Tips to protect your skin against the winter weather.We are two major snowstorms into winter and suffering from massively cold weather on the East Coast, and my skin has been feeling the hurt. The freezing, icy wind is blistering my cheeks and my apartment provides no relief, with dry heat that is stripping moisture out of my skin, making my complexion dull and my eczema flair. If you’re in a similar position with your skin, here are my tips to cope.

  • Don’t be afraid to moisturize. Look for creamier, more emollient moisturizers. Some key ingredients to look for are glycerin, shea butter, and natural oils like jojoba or sunflower oil. Moisturizers that leave a little barrier on the surface skin (often called occlusive moisturizers by pros) are best for being out in the elements because it will protect from wind and cold. Avoid ingredients like mineral oil, petrolatum, and paraffin.
  • Use a Vitamin C serum to repair and rebuild weather-damaged skin. Vitamin C is anti-inflammatory, which will help to calm redness and irritation caused by aggressive weather. Look for ingredients like L-ascorbic acid or Vitamin C Ester. Use it in the morning for extra antioxidant protection.

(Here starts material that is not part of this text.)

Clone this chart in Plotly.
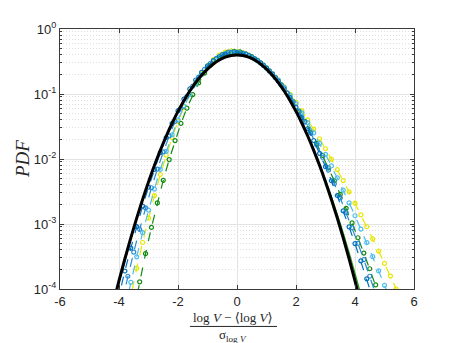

  • Keep exfoliating, but make it gentle. Dry, dead skin cells can accumulate on the surface of the skin, leading to uneven texture and making it more difficult for your moisturizer to penetrate. Stick with exfoliating masks using lactic acid or fruit enzymes, which both exfoliate and hydrate at the same time. Your best-case scenario product also has plenty of antioxidants as well.
  • Try a mask for an extra punch. Moisturizing masks can provide a boost in moisture levels and extra skin soothing ingredients to calm irritated, parched skin. Try one right after your shower to seal the extra hydration into your skin.
  • Remember your sunscreen. Yes, you still need it. As long as there is light, you need to wear sun protection. Try a sunscreen with zinc oxide for the added benefits of skin soothing and redness reducing.
  • Eat more guacamole.  [Tweet this!] Avocados are high in monounsaturated fats and can help to moisturize your skin from the inside. Plus, it’s tasty.

Hopefully, a few tips to tweak your routine will help you survive the remaining winter days. We can all count down to spring together.